932 F.2d at 1516-17. The fact that Kincaid could calculate a probable sentence based on the sentencing guidelines does not require changing the sentencing outcome under section 2J1.6. The sentencing judge had not yet adopted the sentence as calculated in the presentence report and could have departed from that sentence for a variety of reasons. The guidelines as written are a reasonable deterrent to bond jumping. If mere calculation of an expected sentence was sufficient to avoid the application of the sentencing guidelines, section 2J1.6 would be ineffective. In view of the uncertainty of what the sentence will be until the sentence is imposed, it is neither arbitrary nor capricious that the bond-jumping sentence reflect the severity of the crime for which the defendant was being held. We express no opinion as to whether the sentencing commission has taken into account the case in which the probation officer has calculated the sentence and whether there is a basis for departure.
The factual findings of the district court must be sufficiently specific for the appellate court to meaningfully review the sentence under section 3742(e) of the Sentence Reform Act. Fitzwater, 896 F.2d at 1011. Section 3742(e) allows the appellate court to set aside a sentence if it departs unreasonably from the guidelines. When a district court departs from the guidelines " 'a short clear written statement or a reasoned statement from the bench' must support the departure." Id. at 1011 (quoting United States v. Rodriguez, 882 F.2d 1059, 1066 (6th Cir. 1989), cert. denied, 493 U.S. 1084, 110 S. Ct. 1144, 107 L. Ed. 2d 1048 (1990)). This complies with the requirement under 18 U.S.C. § 3553(c) (2) that the "specific reasons for the imposition of a sentence different from that described in the guidelines" be stated. The bench ruling of the District Court suggests that the downward departure is based at least in part on the defendant's psychological stress at the time he failed to return for sentencing.3 We do not find that the statement by the district judge relating to the defendant's psychological condition is sufficient to permit meaningful review. Since no specific finding was made, downward departure under the guideline on that basis is not permitted. Fitzwater, 896 F.2d at 1011; United States v.
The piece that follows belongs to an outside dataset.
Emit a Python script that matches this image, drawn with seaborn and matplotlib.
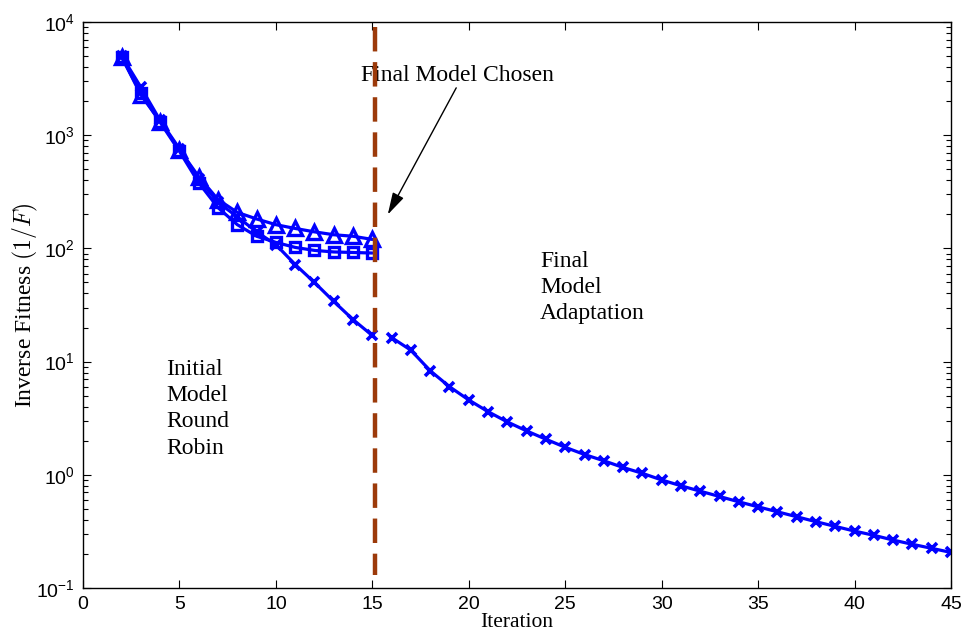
import numpy as np
import pandas as pd
import matplotlib
matplotlib.use("Agg")
import matplotlib.pyplot as plt
import seaborn as sns
from matplotlib.ticker import FixedLocator, FuncFormatter, LogLocator, NullFormatter

# ---------------- data ----------------
iter_round = [2, 3, 4, 5, 6, 7, 8, 9, 10, 11, 12, 13, 14, 15]
fit_triangle = [4950, 2270, 1320, 745, 430, 270, 208, 182, 162, 150, 140, 132, 128, 120]
fit_square = [4900, 2350, 1300, 720, 380, 229, 162, 128, 113, 102, 96, 93, 92, 91]
fit_cross_round = [5050, 2650, 1350, 760, 410, 255, 190, 140, 108, 72, 50, 34, 23.5, 17.0]

iter_adapt = list(range(16, 46))
fit_cross_adapt = [16.3, 12.6, 8.3, 6.0, 4.58, 3.61, 2.93, 2.44, 2.06, 1.75,
                   1.51, 1.33, 1.16, 1.03, 0.90, 0.80, 0.716, 0.643, 0.577, 0.521,
                   0.471, 0.426, 0.385, 0.350, 0.318, 0.292, 0.265, 0.243, 0.224, 0.206]

chosen_x = [15.15, 15.15]
chosen_y = [9000, 0.13]

x_ticks = [0, 5, 10, 15, 20, 25, 30, 35, 40, 45]
y_ticks = [1e-1, 1e0, 1e1, 1e2, 1e3, 1e4]

# ---------------- style ----------------
sns.set_theme(style="ticks")
plt.rcParams["font.family"] = ["Liberation Serif", "DejaVu Serif"]
plt.rcParams["mathtext.fontset"] = "custom"
plt.rcParams["mathtext.rm"] = "Liberation Sans"
plt.rcParams["mathtext.it"] = "Liberation Sans:italic"
plt.rcParams["text.color"] = "black"
plt.rcParams["axes.labelcolor"] = "black"
plt.rcParams["xtick.color"] = "black"
plt.rcParams["ytick.color"] = "black"

BLUE = "#0000FF"
BROWN = "#9C3A0A"

fig = plt.figure(figsize=(9.64, 6.34), dpi=100)
ax = fig.add_axes([0.0861, 0.0726, 0.9004, 0.8927])

df_tri = pd.DataFrame({"it": iter_round, "fit": fit_triangle})
df_sq = pd.DataFrame({"it": iter_round, "fit": fit_square})
df_xa = pd.DataFrame({"it": iter_round, "fit": fit_cross_round})
df_xb = pd.DataFrame({"it": iter_adapt, "fit": fit_cross_adapt})

common = dict(x="it", y="fit", color=BLUE, linewidth=2.3, estimator=None, sort=False, ax=ax)

sns.lineplot(data=df_xa, marker="x", markersize=7.5, markeredgewidth=2.6,
             markeredgecolor=BLUE, **common)
sns.lineplot(data=df_xb, marker="x", markersize=7.5, markeredgewidth=2.6,
             markeredgecolor=BLUE, **common)
sns.lineplot(data=df_sq, marker="s", markersize=7.5, markeredgewidth=2.4,
             markerfacecolor="none", markeredgecolor=BLUE, **common)
sns.lineplot(data=df_tri, marker="^", markersize=9.5, markeredgewidth=2.4,
             markerfacecolor="none", markeredgecolor=BLUE, **common)

ax.plot(chosen_x, chosen_y, color=BROWN, linewidth=3.2, dashes=(5.5, 2.4),
        dash_capstyle="butt", zorder=5)

ax.set_yscale("log")
ax.set_xlim(0, 45)
ax.set_ylim(1e-1, 1e4)
ax.xaxis.set_major_locator(FixedLocator(x_ticks))
ax.yaxis.set_major_locator(FixedLocator(y_ticks))
ax.yaxis.set_minor_locator(LogLocator(base=10, subs=np.arange(2, 10)))
ax.yaxis.set_minor_formatter(NullFormatter())
ax.yaxis.set_major_formatter(FuncFormatter(lambda v, p: r"$10^{%d}$" % int(round(np.log10(v)))))

ax.tick_params(axis="both", which="both", direction="in", top=True, right=True,
               colors="black", labelsize=14, labelfontfamily="Liberation Sans")
ax.tick_params(axis="both", which="major", length=6, width=0.8, pad=6)
ax.tick_params(axis="y", which="minor", length=3.5, width=0.8)
for s in ax.spines.values():
    s.set_visible(True)
    s.set_color("black")
    s.set_linewidth(1.0)

ax.set_xlabel("Iteration", fontsize=15.5, labelpad=0)
ax.set_ylabel("Inverse Fitness $(1/F)$", fontsize=17, labelpad=-3, math_fontfamily="cm")

ax.text(4.3, 10.6, "Initial\nModel\nRound\nRobin", fontsize=17, ha="left", va="top",
        linespacing=1.33)
ax.text(23.7, 95, "Final\nModel\nAdaptation", fontsize=17, ha="left", va="top",
        linespacing=1.33)
ax.text(19.4, 3400, "Final Model Chosen", fontsize=17, ha="center", va="center")
ax.annotate("", xy=(15.8, 199), xytext=(19.35, 2620),
            arrowprops=dict(arrowstyle="-|>,head_length=0.9,head_width=0.25",
                            color="black", lw=1.0, mutation_scale=15,
                            shrinkA=0, shrinkB=0))

fig.savefig("out.png", dpi=100, facecolor="white")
Michel, 876 F.2d 784, 786 (9th Cir. 1989).
Because the District Court departed from the sentencing range established by the guidelines without specific findings or legal basis, the District Court judgment is vacated and the case is REMANDED to the District Court for resentencing.
This decision was originally issued as an "unpublished decision" filed on February 10, 1992. On March 5, 1992, the court designated the opinion as one recommended for full-text publication
The guideline range of 18 to 24 months reflects an offense level, adjusted for acceptance of responsibility, of 13 and a criminal history category of III
18 U.S.C.A. § 3742 establishes that appellate courts reviewing sentences under the guidelines "shall accept the findings of fact of the district court unless they are clearly erroneous." Thus, we review questions of fact and law under different standards in this case
The district judge stated at the sentencing hearing:
I propose to depart for reasons stated above [arbitrary and capricious nature of the Sentencing Guideline § 2J1.6] and for further reasons the offender characteristics for this person is reflected in the Pre-Sentence Report seem to be unique assuming generics appear that the Sentencing Commission failed to take into account the possibility of severe psychological stress on a reporting day for our Defendant who got wrapped into a conspiracy in the fashion that this Defendant did and was treated in the fashion that this Defendant was treated by the system.